At the Argentina stand, they were selling tickets for a football game. Boca Juniors vs. River Plate at Estadio Azteca. How had we not heard that this was happening? Argentina’s superclásico in this city. So we bought tickets and come Saturday evening, took a couple of peseros down to the Azteca. Peseros, as I’m sure I must’ve mentioned before, are cheap small buses. They have about 20 seats, and with standing passengers, can easily carry double that. Mostly because they are death traps and the drivers care more about getting an extra few pesos than not killing people in a horrific accident. It’s easy to joke about these buses, but, really, it’s not that funny. Every time I take one, I realise that I’m in the hands of someone who isn’t a good driver. But, they exist, and they cover parts of the city where taking the subway isn’t possible or would be a long convoluted route.
Estadio Azteca is a wonderful place. I like stadiums in general, but this one is huge. I’ve been to four or five games there, and each time I’m impressed by its size. It’s the seventh largest stadium in the world. But that’s not the impressivest thing for me. First, there’s a big Alexander Calder sculpture at the entrance. Second, it’s where Maradona beat England in 1986. Every time I’m there, I look at the goal at that end of the ground and can see both goals happening in my head.
Stood around the Calder sculpture were lots of people in Boca and River jerseys singing and chanting. Touts asked if we wanted tickets and stalls sold bootleg jerseys, t-shirts, scarves, bags, pins, earrings, whatever. They had Boca stuff, River stuff, and stuff from other Argentine teams. Club America, Pumas, and Cruz Azul stuff (those are the three teams in Mexico City). World Cup jerseys from Mexico, Argentina, Brazil, Portugal, Netherlands, Germany.
Going through the turnstiles, a security guy indicated for me to turn around and hold my arms out. He frisked me. He told me I couldn’t take my lighter in, so I lobbed it into a nearby bin. A few yards later, there was a line of policemen. One of them asked me to stop. He did the same frisking. We walked around the side of the stadium to the gate where we were supposed to enter. Our tickets were scanned again, and another line of coppers was frisking everyone. Up the giant concrete ramps to the top of the stadium. We looked at our tickets to see which entrance we needed and walked around to the right. Again a bunch of police there, frisking.
We went in, and realised that the section where our tickets were was right in the middle of where the hardcore fans were, behind one of the goals. When we bought the tickets, they asked if we wanted the Boca or River section, I said Boca because I’d been to see a game at their stadium in Buenos Aires. Girlfriend, who had lived in Buenos Aires for a while, confessed after we’d got the tickets that she preferred River. What we didn’t bank on, though, was our tickets being right there amongst the people who were the most passionate. Jumping up and down, constantly singing, aping what happens at games in Buenos Aires.

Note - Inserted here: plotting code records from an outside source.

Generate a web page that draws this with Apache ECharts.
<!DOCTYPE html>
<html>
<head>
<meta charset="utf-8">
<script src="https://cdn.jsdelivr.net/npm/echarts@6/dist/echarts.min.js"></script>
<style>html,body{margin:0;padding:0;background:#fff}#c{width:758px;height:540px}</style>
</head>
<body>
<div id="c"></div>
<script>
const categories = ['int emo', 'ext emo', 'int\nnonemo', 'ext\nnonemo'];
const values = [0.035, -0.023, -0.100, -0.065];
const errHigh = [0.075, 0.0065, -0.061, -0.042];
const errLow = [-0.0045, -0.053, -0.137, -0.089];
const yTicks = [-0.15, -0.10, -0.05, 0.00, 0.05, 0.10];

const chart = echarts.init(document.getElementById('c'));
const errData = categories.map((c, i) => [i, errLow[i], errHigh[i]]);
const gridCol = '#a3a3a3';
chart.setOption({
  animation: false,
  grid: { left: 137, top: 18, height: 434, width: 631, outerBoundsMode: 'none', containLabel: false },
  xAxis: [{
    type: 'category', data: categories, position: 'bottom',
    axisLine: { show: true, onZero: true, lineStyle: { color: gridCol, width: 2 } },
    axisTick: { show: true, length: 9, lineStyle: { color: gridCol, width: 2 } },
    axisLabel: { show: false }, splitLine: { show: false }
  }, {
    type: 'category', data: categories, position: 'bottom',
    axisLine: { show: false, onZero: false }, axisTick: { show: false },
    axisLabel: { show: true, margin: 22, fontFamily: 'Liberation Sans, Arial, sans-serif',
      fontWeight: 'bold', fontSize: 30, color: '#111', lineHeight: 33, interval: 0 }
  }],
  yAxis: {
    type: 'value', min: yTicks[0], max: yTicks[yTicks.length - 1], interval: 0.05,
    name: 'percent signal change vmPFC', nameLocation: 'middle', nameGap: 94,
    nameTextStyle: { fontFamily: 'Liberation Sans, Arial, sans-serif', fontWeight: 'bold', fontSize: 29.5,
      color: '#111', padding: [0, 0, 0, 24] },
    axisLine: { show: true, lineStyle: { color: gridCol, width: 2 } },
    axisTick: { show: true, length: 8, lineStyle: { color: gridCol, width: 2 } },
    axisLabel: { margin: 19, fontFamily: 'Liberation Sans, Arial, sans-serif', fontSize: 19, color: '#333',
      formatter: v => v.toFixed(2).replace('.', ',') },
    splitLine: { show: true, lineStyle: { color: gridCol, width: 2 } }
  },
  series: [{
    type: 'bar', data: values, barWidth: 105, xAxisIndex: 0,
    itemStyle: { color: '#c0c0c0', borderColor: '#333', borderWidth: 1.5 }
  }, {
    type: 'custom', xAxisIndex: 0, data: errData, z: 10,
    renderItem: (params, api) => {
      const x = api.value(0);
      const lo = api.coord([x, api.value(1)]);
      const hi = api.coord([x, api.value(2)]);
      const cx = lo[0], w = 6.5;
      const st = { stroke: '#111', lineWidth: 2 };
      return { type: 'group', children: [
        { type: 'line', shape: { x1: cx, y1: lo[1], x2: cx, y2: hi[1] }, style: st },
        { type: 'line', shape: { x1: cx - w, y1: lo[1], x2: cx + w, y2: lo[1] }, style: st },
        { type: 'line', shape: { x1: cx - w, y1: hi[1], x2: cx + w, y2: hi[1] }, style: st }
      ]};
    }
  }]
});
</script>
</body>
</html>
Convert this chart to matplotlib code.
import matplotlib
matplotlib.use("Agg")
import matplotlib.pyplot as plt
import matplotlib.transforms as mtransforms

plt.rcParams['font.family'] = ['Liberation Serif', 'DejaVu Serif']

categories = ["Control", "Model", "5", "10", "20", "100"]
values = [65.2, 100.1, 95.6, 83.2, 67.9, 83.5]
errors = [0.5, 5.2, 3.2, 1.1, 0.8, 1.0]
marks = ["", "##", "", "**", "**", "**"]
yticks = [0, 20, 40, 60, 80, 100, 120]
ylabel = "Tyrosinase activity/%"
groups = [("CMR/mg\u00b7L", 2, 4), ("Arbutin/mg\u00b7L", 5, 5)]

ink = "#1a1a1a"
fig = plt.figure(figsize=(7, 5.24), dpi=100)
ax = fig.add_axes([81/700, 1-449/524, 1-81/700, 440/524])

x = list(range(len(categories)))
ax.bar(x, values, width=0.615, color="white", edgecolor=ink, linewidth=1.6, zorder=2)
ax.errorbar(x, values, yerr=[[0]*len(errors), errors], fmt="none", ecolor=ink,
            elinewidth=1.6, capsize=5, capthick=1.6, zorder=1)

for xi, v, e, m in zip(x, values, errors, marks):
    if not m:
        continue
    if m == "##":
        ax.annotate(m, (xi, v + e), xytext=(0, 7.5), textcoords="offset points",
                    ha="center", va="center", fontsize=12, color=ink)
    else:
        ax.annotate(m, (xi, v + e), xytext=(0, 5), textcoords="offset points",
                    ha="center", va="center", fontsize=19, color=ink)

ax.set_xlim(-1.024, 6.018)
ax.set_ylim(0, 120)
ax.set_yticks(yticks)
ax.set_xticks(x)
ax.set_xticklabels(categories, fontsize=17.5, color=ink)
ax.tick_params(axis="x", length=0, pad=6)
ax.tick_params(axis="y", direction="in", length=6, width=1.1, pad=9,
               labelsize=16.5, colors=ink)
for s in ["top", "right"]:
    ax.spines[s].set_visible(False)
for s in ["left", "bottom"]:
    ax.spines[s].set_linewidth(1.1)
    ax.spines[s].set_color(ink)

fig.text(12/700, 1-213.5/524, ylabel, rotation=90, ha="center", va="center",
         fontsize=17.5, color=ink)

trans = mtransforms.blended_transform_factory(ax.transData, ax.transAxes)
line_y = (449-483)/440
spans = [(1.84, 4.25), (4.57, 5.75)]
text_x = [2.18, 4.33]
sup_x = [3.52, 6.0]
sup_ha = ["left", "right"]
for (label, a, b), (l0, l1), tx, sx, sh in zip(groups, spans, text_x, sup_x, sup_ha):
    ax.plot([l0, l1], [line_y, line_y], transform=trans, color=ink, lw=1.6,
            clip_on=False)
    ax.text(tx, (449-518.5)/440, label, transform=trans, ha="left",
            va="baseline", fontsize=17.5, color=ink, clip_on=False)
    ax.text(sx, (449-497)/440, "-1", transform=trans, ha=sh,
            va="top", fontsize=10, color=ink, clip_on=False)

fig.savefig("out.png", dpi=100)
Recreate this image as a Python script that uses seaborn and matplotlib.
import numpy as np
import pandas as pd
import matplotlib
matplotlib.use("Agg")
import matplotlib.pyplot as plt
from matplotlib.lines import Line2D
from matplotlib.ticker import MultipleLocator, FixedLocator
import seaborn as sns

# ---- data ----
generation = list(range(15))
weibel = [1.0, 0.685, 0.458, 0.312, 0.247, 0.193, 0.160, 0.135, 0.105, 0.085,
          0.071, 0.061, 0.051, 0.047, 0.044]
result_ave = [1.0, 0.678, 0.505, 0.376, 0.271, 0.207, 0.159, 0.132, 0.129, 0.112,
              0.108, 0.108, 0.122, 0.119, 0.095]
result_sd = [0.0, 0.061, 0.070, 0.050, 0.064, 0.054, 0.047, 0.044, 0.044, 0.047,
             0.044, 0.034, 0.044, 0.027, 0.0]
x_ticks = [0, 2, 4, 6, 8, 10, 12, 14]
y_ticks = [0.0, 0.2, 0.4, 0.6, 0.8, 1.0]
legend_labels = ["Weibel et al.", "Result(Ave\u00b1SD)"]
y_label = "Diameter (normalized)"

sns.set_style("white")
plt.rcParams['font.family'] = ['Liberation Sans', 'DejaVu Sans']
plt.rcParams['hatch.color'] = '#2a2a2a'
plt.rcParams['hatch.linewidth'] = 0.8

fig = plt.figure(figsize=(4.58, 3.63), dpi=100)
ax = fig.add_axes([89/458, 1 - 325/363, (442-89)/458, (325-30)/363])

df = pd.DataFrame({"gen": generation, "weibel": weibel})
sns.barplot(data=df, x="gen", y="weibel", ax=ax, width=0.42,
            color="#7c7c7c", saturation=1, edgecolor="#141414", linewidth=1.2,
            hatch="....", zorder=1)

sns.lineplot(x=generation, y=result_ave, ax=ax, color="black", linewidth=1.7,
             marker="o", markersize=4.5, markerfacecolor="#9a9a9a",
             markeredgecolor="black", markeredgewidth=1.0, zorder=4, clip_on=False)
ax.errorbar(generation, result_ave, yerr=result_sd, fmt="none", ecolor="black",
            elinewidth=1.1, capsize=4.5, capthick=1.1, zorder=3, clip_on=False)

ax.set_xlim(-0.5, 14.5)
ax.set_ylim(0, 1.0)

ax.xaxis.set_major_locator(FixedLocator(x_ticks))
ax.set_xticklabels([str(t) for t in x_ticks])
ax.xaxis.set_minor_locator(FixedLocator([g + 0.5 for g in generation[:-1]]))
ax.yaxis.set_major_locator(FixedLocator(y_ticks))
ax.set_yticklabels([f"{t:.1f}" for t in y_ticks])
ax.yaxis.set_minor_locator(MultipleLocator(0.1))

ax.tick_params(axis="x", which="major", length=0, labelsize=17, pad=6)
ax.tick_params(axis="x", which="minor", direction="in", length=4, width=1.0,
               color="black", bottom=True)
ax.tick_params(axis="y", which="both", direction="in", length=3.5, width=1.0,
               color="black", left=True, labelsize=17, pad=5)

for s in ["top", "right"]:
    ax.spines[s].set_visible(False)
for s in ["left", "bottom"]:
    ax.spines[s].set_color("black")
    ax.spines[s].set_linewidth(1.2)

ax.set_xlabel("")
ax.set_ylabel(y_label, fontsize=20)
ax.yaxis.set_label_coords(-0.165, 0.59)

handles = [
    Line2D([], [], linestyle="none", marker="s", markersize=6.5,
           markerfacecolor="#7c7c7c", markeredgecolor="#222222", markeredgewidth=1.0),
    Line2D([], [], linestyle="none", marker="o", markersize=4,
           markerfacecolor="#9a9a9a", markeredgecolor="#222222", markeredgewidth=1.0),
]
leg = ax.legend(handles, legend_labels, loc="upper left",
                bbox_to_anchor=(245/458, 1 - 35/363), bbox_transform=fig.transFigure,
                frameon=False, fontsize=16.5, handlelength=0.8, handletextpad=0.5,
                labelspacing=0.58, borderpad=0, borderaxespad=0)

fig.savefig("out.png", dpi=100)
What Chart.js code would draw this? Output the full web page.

We decided to look for seats elsewhere, and one section over, there wasn’t riot police around the edges of the section, and other people seemed a lot calmer.
The other end was where the River fans were. Not as many as in the Boca end. Along the sides seemed to be neutral. Down in the lower level of the stadium, the expensive seats were all wet. The roof only covers the top tier, and it was raining. Most of those seats were empty. And actually, most seats in general were empty. Of the 105,000 seats in the Azteca, according to Marca.com, only 25,000 were occupied.
The teams came out to much cheering and chanting. Then they both lined up next to each other and unfurled a banner which read “VAMOS ARGENTINA.” The cheering turned to boos. The game kicked off, and to be frank, it wasn’t all that much of a superclásico. River took the lead in the 36th minute. Boca equalised in the 70th. At the end of the game, because of some fake trophy being given away by the sponsors they had a penalty shootout. Boca missed their first two, and River won 4-2. So far in 2014, the two teams have played one league match and four friendlies. Four! River won the league game and the last three friendlies.
All in all, it was a tad disappointing, but then, I don’t know why I expected one country’s biggest game to have the same intensity as it would in their own city. It was, though, good to see them playing each other, if only for the fact that aesthetically it’s one of the world’s most beautiful sports fixtures. Blue with a yellow band vs white with a red sash. Magic.
(Apologies for the crappy photos. My camera is bust and I kinda have to just use my iPod, which has a shitty camera. Thanks, Apple.)